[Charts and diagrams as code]

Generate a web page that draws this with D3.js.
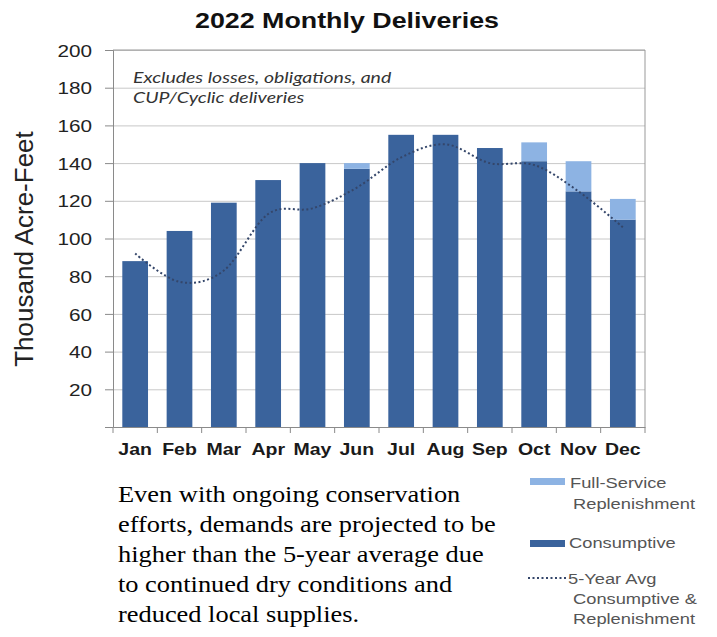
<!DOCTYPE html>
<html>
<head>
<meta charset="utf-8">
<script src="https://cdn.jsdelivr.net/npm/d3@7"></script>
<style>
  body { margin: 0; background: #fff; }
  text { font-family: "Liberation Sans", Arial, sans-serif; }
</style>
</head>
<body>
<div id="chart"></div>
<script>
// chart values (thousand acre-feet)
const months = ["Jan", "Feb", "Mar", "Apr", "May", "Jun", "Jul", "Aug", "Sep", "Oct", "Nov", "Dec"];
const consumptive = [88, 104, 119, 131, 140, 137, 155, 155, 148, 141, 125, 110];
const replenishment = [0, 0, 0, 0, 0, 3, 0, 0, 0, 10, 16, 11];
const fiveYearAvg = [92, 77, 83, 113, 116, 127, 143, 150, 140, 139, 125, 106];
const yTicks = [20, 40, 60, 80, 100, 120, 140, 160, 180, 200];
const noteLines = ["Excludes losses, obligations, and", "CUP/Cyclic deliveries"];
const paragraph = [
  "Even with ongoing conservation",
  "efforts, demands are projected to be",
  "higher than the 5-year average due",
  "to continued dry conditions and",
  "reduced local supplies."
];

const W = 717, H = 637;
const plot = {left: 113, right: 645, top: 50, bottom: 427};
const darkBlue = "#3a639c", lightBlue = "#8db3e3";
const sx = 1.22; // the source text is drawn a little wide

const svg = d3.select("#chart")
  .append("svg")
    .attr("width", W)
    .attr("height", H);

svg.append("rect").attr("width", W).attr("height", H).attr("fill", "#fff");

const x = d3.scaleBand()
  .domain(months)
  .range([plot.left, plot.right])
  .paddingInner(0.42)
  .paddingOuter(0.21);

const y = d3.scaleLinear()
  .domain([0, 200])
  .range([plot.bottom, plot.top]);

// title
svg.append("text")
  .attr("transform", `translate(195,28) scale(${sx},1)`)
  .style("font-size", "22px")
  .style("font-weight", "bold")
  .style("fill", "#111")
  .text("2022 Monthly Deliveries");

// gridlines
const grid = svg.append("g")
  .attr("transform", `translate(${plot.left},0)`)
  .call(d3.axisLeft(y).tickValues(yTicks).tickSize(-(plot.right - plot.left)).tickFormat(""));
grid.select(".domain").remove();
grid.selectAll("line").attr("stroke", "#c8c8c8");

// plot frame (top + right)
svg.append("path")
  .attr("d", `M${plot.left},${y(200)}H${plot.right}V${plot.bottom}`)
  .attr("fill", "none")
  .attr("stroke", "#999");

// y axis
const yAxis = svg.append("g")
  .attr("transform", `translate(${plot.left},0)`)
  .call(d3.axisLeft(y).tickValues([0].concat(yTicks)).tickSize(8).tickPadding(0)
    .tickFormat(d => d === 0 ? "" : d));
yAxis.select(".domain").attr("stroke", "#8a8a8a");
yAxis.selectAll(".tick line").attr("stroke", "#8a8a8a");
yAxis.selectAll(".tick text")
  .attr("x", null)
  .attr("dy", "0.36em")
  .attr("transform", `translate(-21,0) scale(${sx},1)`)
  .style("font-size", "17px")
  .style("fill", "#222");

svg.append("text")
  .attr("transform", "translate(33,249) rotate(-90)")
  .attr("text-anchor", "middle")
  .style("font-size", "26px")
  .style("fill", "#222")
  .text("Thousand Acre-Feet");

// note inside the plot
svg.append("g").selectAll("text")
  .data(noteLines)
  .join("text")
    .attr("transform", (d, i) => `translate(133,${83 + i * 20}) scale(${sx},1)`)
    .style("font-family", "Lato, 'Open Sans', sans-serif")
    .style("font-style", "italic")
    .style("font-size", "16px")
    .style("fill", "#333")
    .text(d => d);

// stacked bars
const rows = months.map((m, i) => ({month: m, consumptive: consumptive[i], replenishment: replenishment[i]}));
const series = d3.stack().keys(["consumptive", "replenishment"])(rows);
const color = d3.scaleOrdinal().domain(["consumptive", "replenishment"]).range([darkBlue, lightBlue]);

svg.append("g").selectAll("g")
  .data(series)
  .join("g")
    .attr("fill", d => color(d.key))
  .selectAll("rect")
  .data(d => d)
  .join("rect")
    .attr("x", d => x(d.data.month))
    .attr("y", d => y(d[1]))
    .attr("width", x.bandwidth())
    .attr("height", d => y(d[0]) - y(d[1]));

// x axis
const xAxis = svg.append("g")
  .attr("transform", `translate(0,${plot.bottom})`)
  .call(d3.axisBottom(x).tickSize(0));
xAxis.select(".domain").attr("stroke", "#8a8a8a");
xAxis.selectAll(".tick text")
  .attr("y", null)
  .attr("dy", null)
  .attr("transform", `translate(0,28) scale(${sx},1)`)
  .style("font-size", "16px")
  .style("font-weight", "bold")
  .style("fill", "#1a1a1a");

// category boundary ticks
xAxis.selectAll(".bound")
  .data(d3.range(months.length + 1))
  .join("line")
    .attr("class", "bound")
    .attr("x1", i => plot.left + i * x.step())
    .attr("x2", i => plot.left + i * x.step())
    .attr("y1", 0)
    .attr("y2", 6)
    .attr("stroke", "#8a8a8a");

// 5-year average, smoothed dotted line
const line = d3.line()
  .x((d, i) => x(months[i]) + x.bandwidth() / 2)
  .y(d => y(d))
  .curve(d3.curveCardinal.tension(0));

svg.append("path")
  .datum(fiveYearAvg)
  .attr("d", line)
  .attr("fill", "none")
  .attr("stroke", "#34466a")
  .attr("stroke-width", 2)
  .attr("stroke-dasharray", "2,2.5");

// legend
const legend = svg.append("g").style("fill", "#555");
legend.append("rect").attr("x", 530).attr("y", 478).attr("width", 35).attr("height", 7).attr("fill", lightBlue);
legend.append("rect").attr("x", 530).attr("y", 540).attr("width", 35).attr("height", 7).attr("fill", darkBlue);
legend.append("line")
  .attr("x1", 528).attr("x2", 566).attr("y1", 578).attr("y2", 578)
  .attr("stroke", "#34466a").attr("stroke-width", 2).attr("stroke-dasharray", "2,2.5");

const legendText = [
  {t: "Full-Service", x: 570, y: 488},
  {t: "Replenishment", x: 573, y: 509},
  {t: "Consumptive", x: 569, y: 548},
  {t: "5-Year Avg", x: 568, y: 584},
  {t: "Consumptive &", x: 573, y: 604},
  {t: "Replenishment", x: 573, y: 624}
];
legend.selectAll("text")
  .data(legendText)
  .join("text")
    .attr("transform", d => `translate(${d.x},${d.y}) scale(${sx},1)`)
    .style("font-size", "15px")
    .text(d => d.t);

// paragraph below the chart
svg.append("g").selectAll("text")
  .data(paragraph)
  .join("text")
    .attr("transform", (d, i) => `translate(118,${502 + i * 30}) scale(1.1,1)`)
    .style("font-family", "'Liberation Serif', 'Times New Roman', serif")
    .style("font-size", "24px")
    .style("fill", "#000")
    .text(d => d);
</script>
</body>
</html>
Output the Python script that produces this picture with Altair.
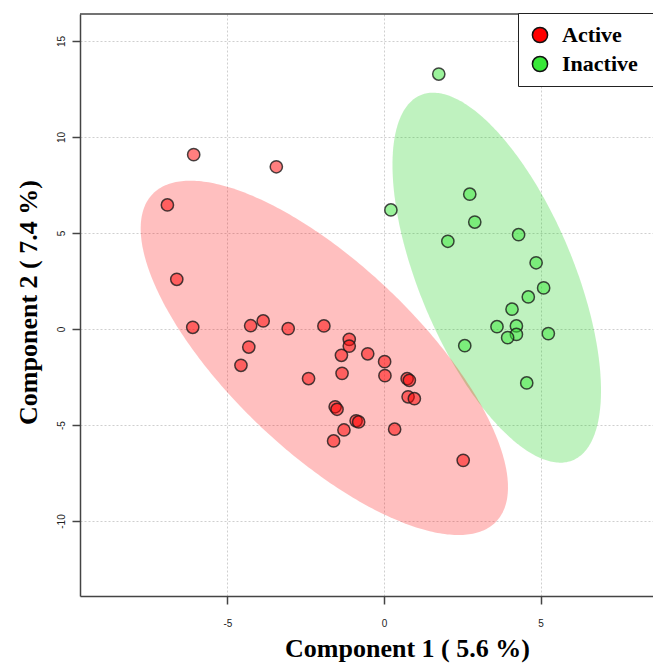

EXERCISE DESCRIPTION - All the records need to be repeated exactly, with the images dropped.

THE RESPONSE -
Generate a web page that draws this with D3.js.
<!DOCTYPE html>
<html>
<head>
<meta charset="utf-8">
<script src="https://cdn.jsdelivr.net/npm/d3@7"></script>
<style>
  body { margin: 0; background: #fff; }
  text { font-family: "Liberation Sans", Arial, sans-serif; }
</style>
</head>
<body>
<div id="chart"></div>
<script>
// chart values (thousand acre-feet)
const months = ["Jan", "Feb", "Mar", "Apr", "May", "Jun", "Jul", "Aug", "Sep", "Oct", "Nov", "Dec"];
const consumptive = [88, 104, 119, 131, 140, 137, 155, 155, 148, 141, 125, 110];
const replenishment = [0, 0, 0, 0, 0, 3, 0, 0, 0, 10, 16, 11];
const fiveYearAvg = [92, 77, 83, 113, 116, 127, 143, 150, 140, 139, 125, 106];
const yTicks = [20, 40, 60, 80, 100, 120, 140, 160, 180, 200];
const noteLines = ["Excludes losses, obligations, and", "CUP/Cyclic deliveries"];
const paragraph = [
  "Even with ongoing conservation",
  "efforts, demands are projected to be",
  "higher than the 5-year average due",
  "to continued dry conditions and",
  "reduced local supplies."
];

const W = 717, H = 637;
const plot = {left: 113, right: 645, top: 50, bottom: 427};
const darkBlue = "#3a639c", lightBlue = "#8db3e3";
const sx = 1.22; // the source text is drawn a little wide

const svg = d3.select("#chart")
  .append("svg")
    .attr("width", W)
    .attr("height", H);

svg.append("rect").attr("width", W).attr("height", H).attr("fill", "#fff");

const x = d3.scaleBand()
  .domain(months)
  .range([plot.left, plot.right])
  .paddingInner(0.42)
  .paddingOuter(0.21);

const y = d3.scaleLinear()
  .domain([0, 200])
  .range([plot.bottom, plot.top]);

// title
svg.append("text")
  .attr("transform", `translate(195,28) scale(${sx},1)`)
  .style("font-size", "22px")
  .style("font-weight", "bold")
  .style("fill", "#111")
  .text("2022 Monthly Deliveries");

// gridlines
const grid = svg.append("g")
  .attr("transform", `translate(${plot.left},0)`)
  .call(d3.axisLeft(y).tickValues(yTicks).tickSize(-(plot.right - plot.left)).tickFormat(""));
grid.select(".domain").remove();
grid.selectAll("line").attr("stroke", "#c8c8c8");

// plot frame (top + right)
svg.append("path")
  .attr("d", `M${plot.left},${y(200)}H${plot.right}V${plot.bottom}`)
  .attr("fill", "none")
  .attr("stroke", "#999");

// y axis
const yAxis = svg.append("g")
  .attr("transform", `translate(${plot.left},0)`)
  .call(d3.axisLeft(y).tickValues([0].concat(yTicks)).tickSize(8).tickPadding(0)
    .tickFormat(d => d === 0 ? "" : d));
yAxis.select(".domain").attr("stroke", "#8a8a8a");
yAxis.selectAll(".tick line").attr("stroke", "#8a8a8a");
yAxis.selectAll(".tick text")
  .attr("x", null)
  .attr("dy", "0.36em")
  .attr("transform", `translate(-21,0) scale(${sx},1)`)
  .style("font-size", "17px")
  .style("fill", "#222");

svg.append("text")
  .attr("transform", "translate(33,249) rotate(-90)")
  .attr("text-anchor", "middle")
  .style("font-size", "26px")
  .style("fill", "#222")
  .text("Thousand Acre-Feet");

// note inside the plot
svg.append("g").selectAll("text")
  .data(noteLines)
  .join("text")
    .attr("transform", (d, i) => `translate(133,${83 + i * 20}) scale(${sx},1)`)
    .style("font-family", "Lato, 'Open Sans', sans-serif")
    .style("font-style", "italic")
    .style("font-size", "16px")
    .style("fill", "#333")
    .text(d => d);

// stacked bars
const rows = months.map((m, i) => ({month: m, consumptive: consumptive[i], replenishment: replenishment[i]}));
const series = d3.stack().keys(["consumptive", "replenishment"])(rows);
const color = d3.scaleOrdinal().domain(["consumptive", "replenishment"]).range([darkBlue, lightBlue]);

svg.append("g").selectAll("g")
  .data(series)
  .join("g")
    .attr("fill", d => color(d.key))
  .selectAll("rect")
  .data(d => d)
  .join("rect")
    .attr("x", d => x(d.data.month))
    .attr("y", d => y(d[1]))
    .attr("width", x.bandwidth())
    .attr("height", d => y(d[0]) - y(d[1]));

// x axis
const xAxis = svg.append("g")
  .attr("transform", `translate(0,${plot.bottom})`)
  .call(d3.axisBottom(x).tickSize(0));
xAxis.select(".domain").attr("stroke", "#8a8a8a");
xAxis.selectAll(".tick text")
  .attr("y", null)
  .attr("dy", null)
  .attr("transform", `translate(0,28) scale(${sx},1)`)
  .style("font-size", "16px")
  .style("font-weight", "bold")
  .style("fill", "#1a1a1a");

// category boundary ticks
xAxis.selectAll(".bound")
  .data(d3.range(months.length + 1))
  .join("line")
    .attr("class", "bound")
    .attr("x1", i => plot.left + i * x.step())
    .attr("x2", i => plot.left + i * x.step())
    .attr("y1", 0)
    .attr("y2", 6)
    .attr("stroke", "#8a8a8a");

// 5-year average, smoothed dotted line
const line = d3.line()
  .x((d, i) => x(months[i]) + x.bandwidth() / 2)
  .y(d => y(d))
  .curve(d3.curveCardinal.tension(0));

svg.append("path")
  .datum(fiveYearAvg)
  .attr("d", line)
  .attr("fill", "none")
  .attr("stroke", "#34466a")
  .attr("stroke-width", 2)
  .attr("stroke-dasharray", "2,2.5");

// legend
const legend = svg.append("g").style("fill", "#555");
legend.append("rect").attr("x", 530).attr("y", 478).attr("width", 35).attr("height", 7).attr("fill", lightBlue);
legend.append("rect").attr("x", 530).attr("y", 540).attr("width", 35).attr("height", 7).attr("fill", darkBlue);
legend.append("line")
  .attr("x1", 528).attr("x2", 566).attr("y1", 578).attr("y2", 578)
  .attr("stroke", "#34466a").attr("stroke-width", 2).attr("stroke-dasharray", "2,2.5");

const legendText = [
  {t: "Full-Service", x: 570, y: 488},
  {t: "Replenishment", x: 573, y: 509},
  {t: "Consumptive", x: 569, y: 548},
  {t: "5-Year Avg", x: 568, y: 584},
  {t: "Consumptive &", x: 573, y: 604},
  {t: "Replenishment", x: 573, y: 624}
];
legend.selectAll("text")
  .data(legendText)
  .join("text")
    .attr("transform", d => `translate(${d.x},${d.y}) scale(${sx},1)`)
    .style("font-size", "15px")
    .text(d => d.t);

// paragraph below the chart
svg.append("g").selectAll("text")
  .data(paragraph)
  .join("text")
    .attr("transform", (d, i) => `translate(118,${502 + i * 30}) scale(1.1,1)`)
    .style("font-family", "'Liberation Serif', 'Times New Roman', serif")
    .style("font-size", "24px")
    .style("fill", "#000")
    .text(d => d);
</script>
</body>
</html>
Output the Python script that produces this picture with Altair.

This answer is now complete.